The company said the performance comes from a series of inference optimisations spanning model quantisation, cache management, routing, speculative decoding and infrastructure design.
The announcement was detailed in a technical post on X by Philip Kiely, Baseten’s Head of AI Education.
GLM-5.2 is Z.ai’s 744-billion-parameter mixture-of-experts model with 40 billion active parameters, support for up to a one-million-token context window, and an MIT licence.
The China-based model has drawn attention for benchmark results that place it alongside leading proprietary systems while offering significantly lower inference costs.
According to Baseten, the model is currently served through its model APIs and dedicated deployments, with customers including Notion.
The company said GLM-5.2 can deliver performance comparable to leading frontier models while costing 70–80% less per token.
A key part of the deployment is an in-house quantisation process that converts the model’s original FP8 weights into NVIDIA’s NVFP4 format for execution on Blackwell GPUs.
Baseten said testing showed the quantised model maintained comparable performance on agent-focused evaluations such as the Berkeley Function Calling Leaderboard (BFCL) while improving both throughput and latency.
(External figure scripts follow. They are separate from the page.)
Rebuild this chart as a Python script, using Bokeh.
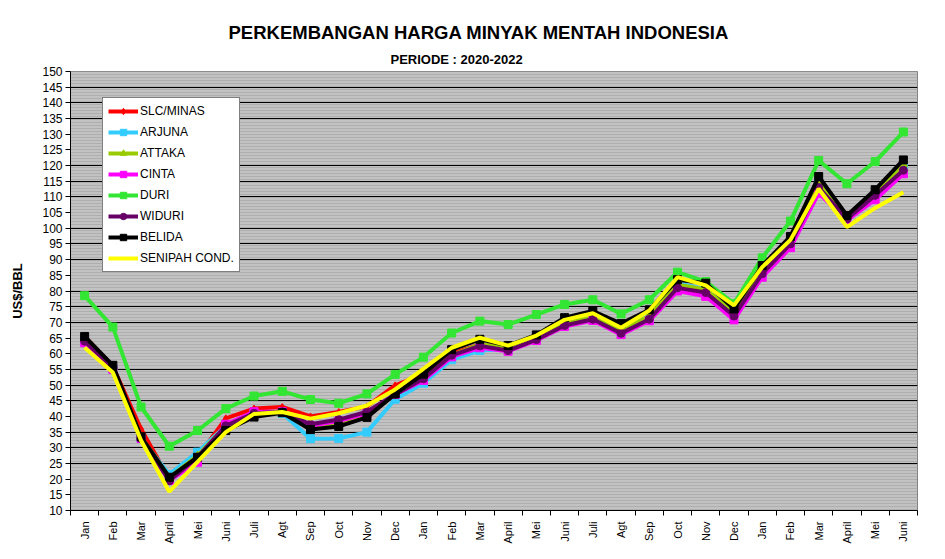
import math
from bokeh.plotting import figure
from bokeh.models import FixedTicker, BoxAnnotation, Title, Legend, LegendItem, Range1d
from bokeh.embed import file_html
from bokeh.resources import INLINE

months = ["Jan", "Feb", "Mar", "April", "Mei", "Juni", "Juli", "Agt", "Sep", "Oct", "Nov", "Dec",
          "Jan", "Feb", "Mar", "April", "Mei", "Juni", "Juli", "Agt", "Sep", "Oct", "Nov", "Dec",
          "Jan", "Feb", "Mar", "April", "Mei", "Juni"]

slc_minas = [65.5, 56, 36, 20, 27, 39.4, 42.5, 43, 40, 41.4, 43.2, 49.9,
             53.5, 60, 63, 61.5, 65, 70, 72, 67, 71.5, 81, 79.5, 72,
             85, 94.5, 112, 102.5, 110, 118]
arjuna = [64, 55, 33, 21.5, 28.6, 37, 41, 41, 32.9, 33, 35, 45.5,
          50.6, 58.1, 61, 61.5, 65, 69.5, 71.5, 67, 71, 82.5, 80.5, 73,
          85.5, 95, 114.5, 103, 110.5, 120]
attaka = [64.5, 55.5, 33.5, 20.5, 27.5, 37, 41, 41.5, 37, 38, 40.5, 47,
          52, 59.5, 63, 62, 65.5, 70, 72, 67.5, 72, 82, 80.5, 73,
          86, 95.5, 114.5, 103.5, 111, 120.5]
cinta = [63.5, 55, 33, 19.6, 25.4, 37.5, 41.5, 41.5, 37, 38.5, 41, 47,
         51.5, 59, 61.9, 60.8, 64.2, 68.7, 70.6, 66.1, 70.5, 80, 78.3, 70.8,
         84.4, 93.8, 111.2, 102.5, 109.1, 117.4]
duri = [78.5, 68.5, 43, 30.5, 35.5, 42.5, 46.5, 48, 45.4, 44.2, 47.2, 53.4,
        58.9, 66.6, 70.4, 69.3, 72.5, 75.7, 77.2, 72.7, 77.2, 86, 83, 76,
        90.6, 102.3, 121.6, 114.2, 121.3, 130.7]
widuri = [64, 55.5, 33, 19.5, 27, 37, 41, 41.5, 37.5, 39, 41.5, 47,
          52, 59.5, 62.5, 61, 64.5, 69, 71, 66.5, 71, 81, 79.5, 72,
          85.5, 95, 113, 103, 110.5, 118.5]
belida = [65.5, 56.3, 33.5, 20.6, 27, 35.5, 39.8, 41.2, 35.8, 36.8, 39.7, 47.2,
          53.5, 61.3, 64.6, 62.6, 66, 71.5, 73.6, 69.6, 74, 83.6, 82.5, 74.3,
          88.1, 97.4, 116.5, 104.1, 112.3, 121.8]
senipah = [62, 54, 32.3, 16, 25.5, 35, 40.8, 41.4, 39.3, 41, 43.5, 48.6,
           55.2, 61.9, 65.1, 62.6, 65.8, 70.8, 72.9, 68.3, 73.8, 84.4, 81.8, 75.4,
           87.6, 96.3, 112.6, 100.4, 106.5, 111.5]

series_names = ["SLC/MINAS", "ARJUNA", "ATTAKA", "CINTA", "DURI", "WIDURI", "BELIDA", "SENIPAH COND."]
series_values = [slc_minas, arjuna, attaka, cinta, duri, widuri, belida, senipah]
series_colors = ["#FF0000", "#33CCFF", "#99CC00", "#FF00FF", "#33E633", "#660066", "#000000", "#FFFF00"]
series_markers = ["diamond", "square", "triangle", "square", "square", "circle", "square", None]

FONT = "Liberation Sans"
x_idx = list(range(len(months)))

p = figure(width=938, height=550, output_backend="svg", toolbar_location=None,
           title=None,
           x_range=Range1d(-0.5, len(months) - 0.5), y_range=Range1d(10, 150),
           min_border_left=70, min_border_right=21, min_border_top=71, min_border_bottom=40)

p.background_fill_color = "#C2C2C2"
p.border_fill_color = "white"
p.outline_line_color = "#808080"

hatch = BoxAnnotation(fill_alpha=0, line_alpha=0, hatch_pattern="horizontal_line",
                      hatch_color="#AEAEAE", hatch_scale=3, hatch_weight=1, level="underlay")
p.add_layout(hatch)

p.xgrid.visible = False
p.ygrid.ticker = FixedTicker(ticks=list(range(10, 151, 5)))
p.ygrid.grid_line_color = "black"
p.ygrid.grid_line_width = 1
p.ygrid.level = "image"

p.yaxis.ticker = FixedTicker(ticks=list(range(10, 151, 5)))
p.yaxis.major_label_text_font = FONT
p.yaxis.major_label_text_font_size = "12px"
p.yaxis.major_label_text_color = "black"
p.yaxis.major_tick_out = 5
p.yaxis.major_tick_in = 0
p.yaxis.minor_tick_line_color = None
p.yaxis.axis_line_color = "black"
p.yaxis.major_label_standoff = 3
p.yaxis.axis_label = "US$/BBL"
p.yaxis.axis_label_text_font = FONT
p.yaxis.axis_label_text_font_size = "13px"
p.yaxis.axis_label_text_font_style = "bold"
p.yaxis.axis_label_text_color = "black"
p.yaxis.axis_label_standoff = 14

p.xaxis.ticker = FixedTicker(ticks=x_idx, minor_ticks=[i - 0.5 for i in range(len(months) + 1)])
p.xaxis.major_label_overrides = {i: m for i, m in enumerate(months)}
p.xaxis.major_label_orientation = math.pi / 2
p.xaxis.major_label_text_font = FONT
p.xaxis.major_label_text_font_size = "11px"
p.xaxis.major_label_text_color = "black"
p.xaxis.major_tick_out = 0
p.xaxis.major_tick_in = 0
p.xaxis.minor_tick_out = 5
p.xaxis.minor_tick_in = 0
p.xaxis.minor_tick_line_color = "black"
p.xaxis.axis_line_color = "black"
p.xaxis.major_label_standoff = 6

items = []
for name, vals, col, mk in zip(series_names, series_values, series_colors, series_markers):
    rs = [p.line(x_idx, vals, line_color=col, line_width=4)]
    if mk is not None:
        size = 7 if mk == "diamond" else 8
        rs.append(p.scatter(x_idx, vals, marker=mk, size=size, fill_color=col, line_color=col))
    items.append(LegendItem(label=name, renderers=rs))

legend = Legend(items=items, location=(32, 238))
legend.label_text_font = FONT
legend.label_text_font_size = "12px"
legend.label_text_color = "black"
legend.background_fill_color = "white"
legend.background_fill_alpha = 1
legend.border_line_color = "black"
legend.border_line_width = 1
legend.glyph_width = 30
legend.glyph_height = 16
legend.label_height = 16
legend.label_standoff = 2
legend.spacing = 5
legend.padding = 5
legend.margin = 0
p.add_layout(legend)

sub = Title(text="PERIODE  : 2020-2022", align="left", offset=320,
            text_font=FONT, text_font_size="13px", text_font_style="bold",
            text_color="black", standoff=10)
main = Title(text="PERKEMBANGAN HARGA MINYAK MENTAH INDONESIA", align="left", offset=158,
             text_font=FONT, text_font_size="18.5px", text_font_style="bold",
             text_color="black", standoff=4)
p.add_layout(sub, "above")
p.add_layout(main, "above")

open("out.html", "w").write(file_html(p, INLINE))
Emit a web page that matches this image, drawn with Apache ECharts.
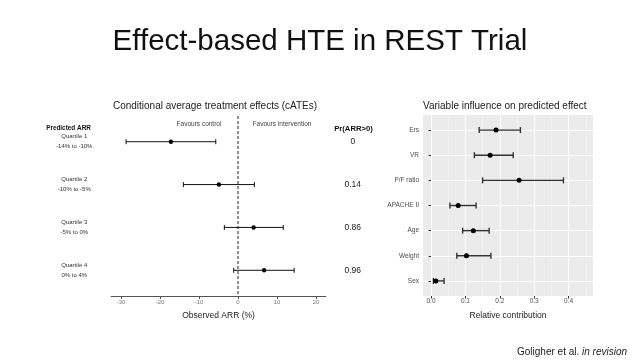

The company also implemented cache-aware routing using NVIDIA’s Dynamo toolkit. Requests are directed to inference replicas that already contain relevant key-value cache data, reducing repeated prefill computation and lowering time-to-first-token latency.
Baseten reported an average time-to-first-token performance of roughly 800 milliseconds for GLM-5.2 workloads, as measured by Artificial Analysis.
Another major optimisation involves separating the prefill and decode stages of inference. Rather than processing both workloads on the same GPU node, Baseten runs them on dedicated infrastructure pools.
The company said this “prefill-decode disaggregation” doubled tokens-per-second performance compared with conventional aggregated deployments in internal benchmarks.
Baseten further boosted throughput by supporting GLM-5.2’s Multi-Token Prediction layers, a speculative decoding technique that generates multiple draft tokens in a single forward pass before verification.
The company said the approach provides a lossless speed improvement and that additional optimisation opportunities remain.
GLM-5.2 has generated significant attention across the AI industry since its launch earlier this month, with developers and startup founders highlighting its performance on coding and agentic software engineering tasks.
According to Z.ai, the open-weight model matches or exceeds leading proprietary systems on several long-horizon coding benchmarks, edging out OpenAI’s GPT-5.5 on FrontierSWE while trailing Anthropic’s Claude Opus 4.8 by roughly one percentage point.
“In practice, GLM-5.2 meets or exceeds the capabilities suggested by its benchmarks. It’s a genuinely great model for writing code, operating agents, and other frontier language model tasks,” wrote Keily.